Another common experience happens with plastic storage totes and toy bins. These are often made from slick material that seems to reject paint on principle. Many people think they failed because they used the wrong color or sprayed too lightly, when the real issue was surface energy and inadequate prep. Testing a hidden spot first can save the whole project. Sometimes that tiny test patch tells you that the surface needs more scuffing, an adhesion promoter, or a different product entirely.
Texture also teaches people a fast lesson. Smooth plastic is easier to prep evenly, while textured plastic can trap cleaner, water, sanding dust, and lint. On these surfaces, the best results usually come from patience: scrub the grooves, rinse well, dry longer than you think necessary, and spray in thin coats instead of trying to drown the texture in paint. Thick coats on textured plastic tend to pool on the high spots and miss the recesses, which makes the finish look uneven and wear badly.
There is also a practical truth that comes from experience: the edges always tell on you. Corners, rims, handles, and undersides are where prep shortcuts show up first. If those areas were not cleaned or sanded properly, that is where peeling starts. People often blame the paint, but the real culprit is usually the two minutes they skipped around the edges because the project “looked ready.” Plastic has a funny way of exposing optimism.

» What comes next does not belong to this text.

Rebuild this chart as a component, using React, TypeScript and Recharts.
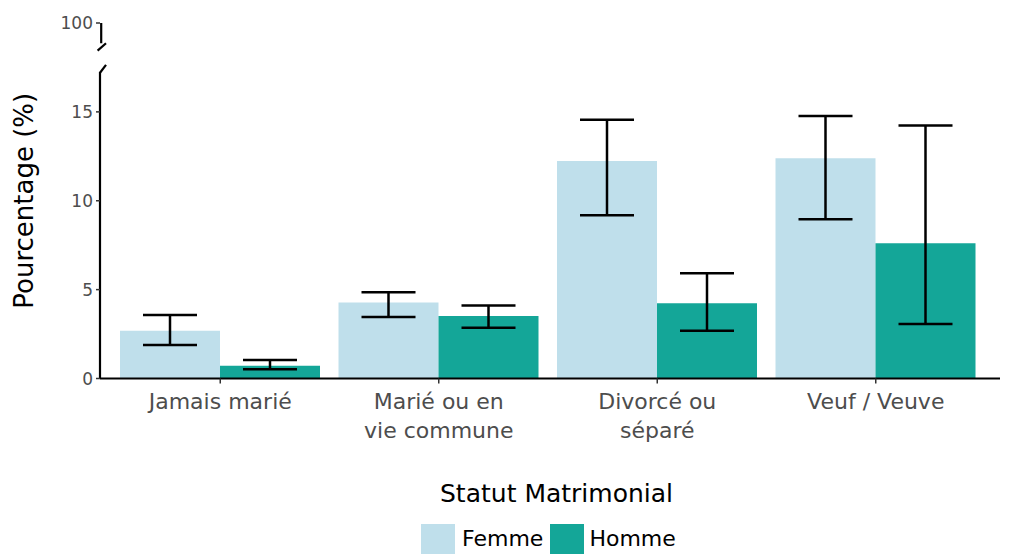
import React from 'react';
import { BarChart, Bar, XAxis, YAxis, ErrorBar, ReferenceLine, Legend } from 'recharts';

const categories = ['Jamais marié', 'Marié ou en vie commune', 'Divorcé ou séparé', 'Veuf / Veuve'];
const categoryLines = [['Jamais marié'], ['Marié ou en', 'vie commune'], ['Divorcé ou', 'séparé'], ['Veuf / Veuve']];
const femme = [2.69, 4.27, 12.24, 12.39];
const femmeLow = [1.88, 3.46, 9.18, 8.96];
const femmeHigh = [3.57, 4.85, 14.55, 14.77];
const homme = [0.72, 3.52, 4.23, 7.61];
const hommeLow = [0.52, 2.86, 2.69, 3.07];
const hommeHigh = [1.04, 4.10, 5.92, 14.23];
const yTicks = [0, 5, 10, 15, 20];
const yTickLabels = ['0', '5', '10', '15', '100'];

const FEMME_COLOR = '#bfdfeb';
const HOMME_COLOR = '#14a698';
const FONT = '"DejaVu Sans", sans-serif';

const data = categories.map((c, i) => ({
  cat: c,
  femme: femme[i],
  femmeErr: [femme[i] - femmeLow[i], femmeHigh[i] - femme[i]],
  homme: homme[i],
  hommeErr: [homme[i] - hommeLow[i], hommeHigh[i] - homme[i]],
}));

const XTick = (props: any) => {
  const { x, y, index } = props;
  const lines = categoryLines[index] || [];
  return (
    <text x={x} y={y} textAnchor="middle" fill="#4d4d4d" fontFamily={FONT} fontSize={22}>
      {lines.map((l: string, i: number) => (
        <tspan key={i} x={x} dy={i === 0 ? 23 : 29}>{l}</tspan>
      ))}
    </text>
  );
};

const LegendContent = () => (
  <div style={{ position: 'relative', width: 1018, height: 105, fontFamily: FONT, color: '#000' }}>
    <div style={{ position: 'absolute', left: 440, top: 30, height: 30, lineHeight: '30px', fontSize: 25, whiteSpace: 'nowrap' }}>
      Statut Matrimonial
    </div>
    <div style={{ position: 'absolute', left: 421, top: 75, height: 30, display: 'flex', alignItems: 'center', fontSize: 22, lineHeight: '30px' }}>
      <div style={{ width: 34, height: 30, background: FEMME_COLOR }} />
      <span style={{ marginLeft: 7, marginRight: 7 }}>Femme</span>
      <div style={{ width: 34, height: 30, background: HOMME_COLOR }} />
      <span style={{ marginLeft: 5 }}>Homme</span>
    </div>
  </div>
);

const axisSeg = { stroke: '#000', strokeWidth: 2.2, ifOverflow: 'visible' as const, xAxisId: 'brk' };

export default function App() {
  return (
    <div style={{ position: 'absolute', left: 0, top: 0, width: 1018, height: 554, background: '#fff' }}>
      <BarChart width={1018} height={554} data={data} margin={{ top: 23, right: 18, bottom: 0, left: 0 }} barGap={0}>
        <XAxis
          dataKey="cat"
          height={70.5}
          padding={{ left: 11, right: 15 }}
          axisLine={{ stroke: '#000', strokeWidth: 2.2 }}
          tickLine={{ stroke: '#333', strokeWidth: 1.5 }}
          tickSize={5}
          tick={<XTick />}
          interval={0}
        />
        <XAxis xAxisId="brk" type="number" domain={[0, 3]} allowDataOverflow hide />
        <YAxis
          width={100}
          domain={[0, 20]}
          ticks={yTicks}
          interval={0}
          axisLine={false}
          tickLine={{ stroke: '#333', strokeWidth: 1.5 }}
          tickSize={4}
          tickMargin={3}
          tickFormatter={(v: number) => yTickLabels[yTicks.indexOf(v)]}
          tick={{ fill: '#4d4d4d', fontSize: 17, fontFamily: FONT }}
          label={{
            value: 'Pourcentage (%)',
            angle: -90,
            position: 'insideLeft',
            offset: 24,
            style: { textAnchor: 'middle', fill: '#000', fontSize: 26, fontFamily: FONT },
          }}
        />
        <ReferenceLine {...axisSeg} segment={[{ x: 0, y: 0 }, { x: 0, y: 17.25 }]} />
        <ReferenceLine {...axisSeg} segment={[{ x: 0, y: 17.2 }, { x: 0.02, y: 17.64 }]} />
        <ReferenceLine {...axisSeg} segment={[{ x: 0.004, y: 20 }, { x: 0.004, y: 18.86 }]} />
        <ReferenceLine {...axisSeg} segment={[{ x: -0.008, y: 18.45 }, { x: 0.02, y: 18.86 }]} />
        <Bar dataKey="femme" fill={FEMME_COLOR} barSize={100} isAnimationActive={false}>
          <ErrorBar dataKey="femmeErr" width={27} stroke="#000" strokeWidth={2.5} isAnimationActive={false} />
        </Bar>
        <Bar dataKey="homme" fill={HOMME_COLOR} barSize={100} isAnimationActive={false}>
          <ErrorBar dataKey="hommeErr" width={27} stroke="#000" strokeWidth={2.5} isAnimationActive={false} />
        </Bar>
        <Legend verticalAlign="bottom" height={105} wrapperStyle={{ left: 0, width: 1018 }} content={<LegendContent />} />
      </BarChart>
    </div>
  );
}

Over time, experienced DIYers get less obsessed with painting fast and more interested in building a stable surface. They know that plastic painting is really surface preparation with a color reward at the end. Once you understand that, the process gets easier. You stop fighting the material and start working with it. And that is when painted plastic goes from looking homemade in the bad way to homemade in the “wait, you did that yourself?” way.